### YOUR GOAL
Retype the whole listing, please, keeping every line exact and dropping the pictures.

■ ■ ■ ■ ■ ■ ■

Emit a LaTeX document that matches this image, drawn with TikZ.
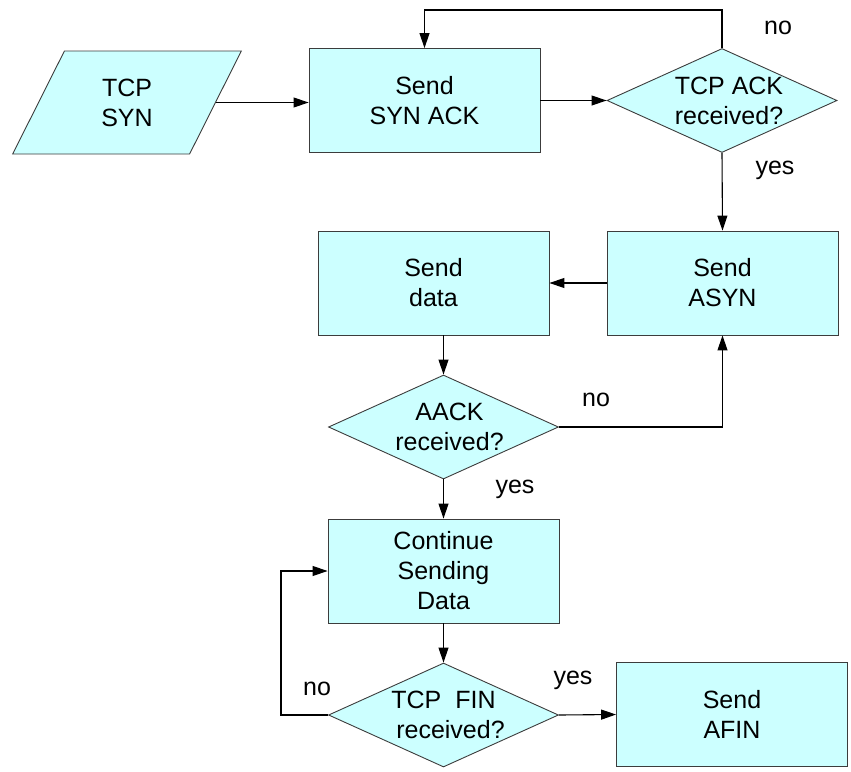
\documentclass[tikz,border=0pt]{standalone}
\usepackage{fontspec}
\setmainfont{Liberation Sans}
\usetikzlibrary{shapes.geometric, arrows.meta, calc}

\definecolor{boxcyan}{RGB}{204,255,255}
\definecolor{boxline}{RGB}{60,60,60}

\tikzset{
  procbox/.style={draw=boxline, fill=boxcyan, line width=0.9pt, minimum width=231pt, minimum height=104pt,
    align=center, font=\fontsize{25}{30}\selectfont, inner sep=0pt},
  decision/.style={diamond, draw=boxline, fill=boxcyan, line width=0.9pt, minimum width=230pt, minimum height=104pt,
    aspect=2.2, align=center, font=\fontsize{25}{30}\selectfont, inner sep=0pt},
  iobox/.style={trapezium, trapezium left angle=66, trapezium right angle=114, trapezium stretches=true,
    draw=boxline, fill=boxcyan, line width=0.9pt, minimum width=230pt, minimum height=103pt,
    align=center, font=\fontsize{25}{30}\selectfont, inner sep=0pt},
  flowline/.style={line width=1.1pt, -{Triangle[length=15pt,width=10pt]}},
  lbl/.style={font=\fontsize{25}{30}\selectfont, inner sep=0pt}
}

\begin{document}
\begin{tikzpicture}[x=1pt, y=-1pt]
	\useasboundingbox (0,0) rectangle (851,771);

	% Handshake
	\node[iobox] (syn) at (127,102.5) {TCP\\SYN};
	\node[procbox] (synack) at (424.5,100.5) {Send\\SYN ACK};
	\node[decision] (ack) at (722,100.5) {\hspace*{14pt}TCP ACK\\\hspace*{14pt}received?};
	\coordinate (acktop) at (722,10);

	% Data
	\node[procbox] (asyn) at (722.5,283) {Send\\ASYN};
	\node[procbox] (data) at (433.5,283) {Send\\data};
	\node[decision] (aack) at (443.5,427) {\hspace*{12pt}AACK\\\hspace*{12pt}received?};

	% Finish
	\node[procbox] (cont) at (443.5,571) {Continue\\Sending\\Data};
	\node[decision] (fin) at (443.5,715) {TCP~~FIN\\\hspace*{14pt}received?};
	\coordinate (finleft) at (281,715);
	\node[procbox] (afin) at (732,714.5) {Send\\AFIN};

	% Connectors
	\draw[flowline] (syn.east) -- (syn.east -| synack.west);
	\draw[flowline] (synack.east) -- (ack.west);
	\draw[flowline] (ack.north) -- (acktop) -| (synack.north);
	\draw[flowline] (ack.south) -- (asyn.north);
	\draw[flowline] (asyn.west) -- (data.east);
	\draw[flowline] (data.south -| aack.north) -- (aack.north);
	\draw[flowline] (aack.east) -| (asyn.south);
	\draw[flowline] (aack.south) -- (cont.north);
	\draw[flowline] (cont.south) -- (fin.north);
	\draw[flowline] (fin.west) -- (finleft) |- (cont.west);
	\draw[flowline] (fin.east) -- (afin.west);

	% Labels
	\node[lbl] (noack) at (778,28) {no};
	\node[lbl] (yesack) at (775,170) {yes};
	\node[lbl] (noaack) at (596,400) {no};
	\node[lbl] (yesaack) at (515,489) {yes};
	\node[lbl] (nofin) at (317,689) {no};
	\node[lbl] (yesfin) at (573,680) {yes};
\end{tikzpicture}
\end{document}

■ ■ ■ ■ ■ ■ ■

### RESPONSE TO THE TASK
Emit a LaTeX document that matches this image, drawn with TikZ.
\documentclass[tikz,border=0pt]{standalone}
\usepackage{fontspec}
\setmainfont{Liberation Sans}
\usetikzlibrary{shapes.geometric, arrows.meta, calc}

\definecolor{boxcyan}{RGB}{204,255,255}
\definecolor{boxline}{RGB}{60,60,60}

\tikzset{
  procbox/.style={draw=boxline, fill=boxcyan, line width=0.9pt, minimum width=231pt, minimum height=104pt,
    align=center, font=\fontsize{25}{30}\selectfont, inner sep=0pt},
  decision/.style={diamond, draw=boxline, fill=boxcyan, line width=0.9pt, minimum width=230pt, minimum height=104pt,
    aspect=2.2, align=center, font=\fontsize{25}{30}\selectfont, inner sep=0pt},
  iobox/.style={trapezium, trapezium left angle=66, trapezium right angle=114, trapezium stretches=true,
    draw=boxline, fill=boxcyan, line width=0.9pt, minimum width=230pt, minimum height=103pt,
    align=center, font=\fontsize{25}{30}\selectfont, inner sep=0pt},
  flowline/.style={line width=1.1pt, -{Triangle[length=15pt,width=10pt]}},
  lbl/.style={font=\fontsize{25}{30}\selectfont, inner sep=0pt}
}

\begin{document}
\begin{tikzpicture}[x=1pt, y=-1pt]
	\useasboundingbox (0,0) rectangle (851,771);

	% Handshake
	\node[iobox] (syn) at (127,102.5) {TCP\\SYN};
	\node[procbox] (synack) at (424.5,100.5) {Send\\SYN ACK};
	\node[decision] (ack) at (722,100.5) {\hspace*{14pt}TCP ACK\\\hspace*{14pt}received?};
	\coordinate (acktop) at (722,10);

	% Data
	\node[procbox] (asyn) at (722.5,283) {Send\\ASYN};
	\node[procbox] (data) at (433.5,283) {Send\\data};
	\node[decision] (aack) at (443.5,427) {\hspace*{12pt}AACK\\\hspace*{12pt}received?};

	% Finish
	\node[procbox] (cont) at (443.5,571) {Continue\\Sending\\Data};
	\node[decision] (fin) at (443.5,715) {TCP~~FIN\\\hspace*{14pt}received?};
	\coordinate (finleft) at (281,715);
	\node[procbox] (afin) at (732,714.5) {Send\\AFIN};

	% Connectors
	\draw[flowline] (syn.east) -- (syn.east -| synack.west);
	\draw[flowline] (synack.east) -- (ack.west);
	\draw[flowline] (ack.north) -- (acktop) -| (synack.north);
	\draw[flowline] (ack.south) -- (asyn.north);
	\draw[flowline] (asyn.west) -- (data.east);
	\draw[flowline] (data.south -| aack.north) -- (aack.north);
	\draw[flowline] (aack.east) -| (asyn.south);
	\draw[flowline] (aack.south) -- (cont.north);
	\draw[flowline] (cont.south) -- (fin.north);
	\draw[flowline] (fin.west) -- (finleft) |- (cont.west);
	\draw[flowline] (fin.east) -- (afin.west);

	% Labels
	\node[lbl] (noack) at (778,28) {no};
	\node[lbl] (yesack) at (775,170) {yes};
	\node[lbl] (noaack) at (596,400) {no};
	\node[lbl] (yesaack) at (515,489) {yes};
	\node[lbl] (nofin) at (317,689) {no};
	\node[lbl] (yesfin) at (573,680) {yes};
\end{tikzpicture}
\end{document}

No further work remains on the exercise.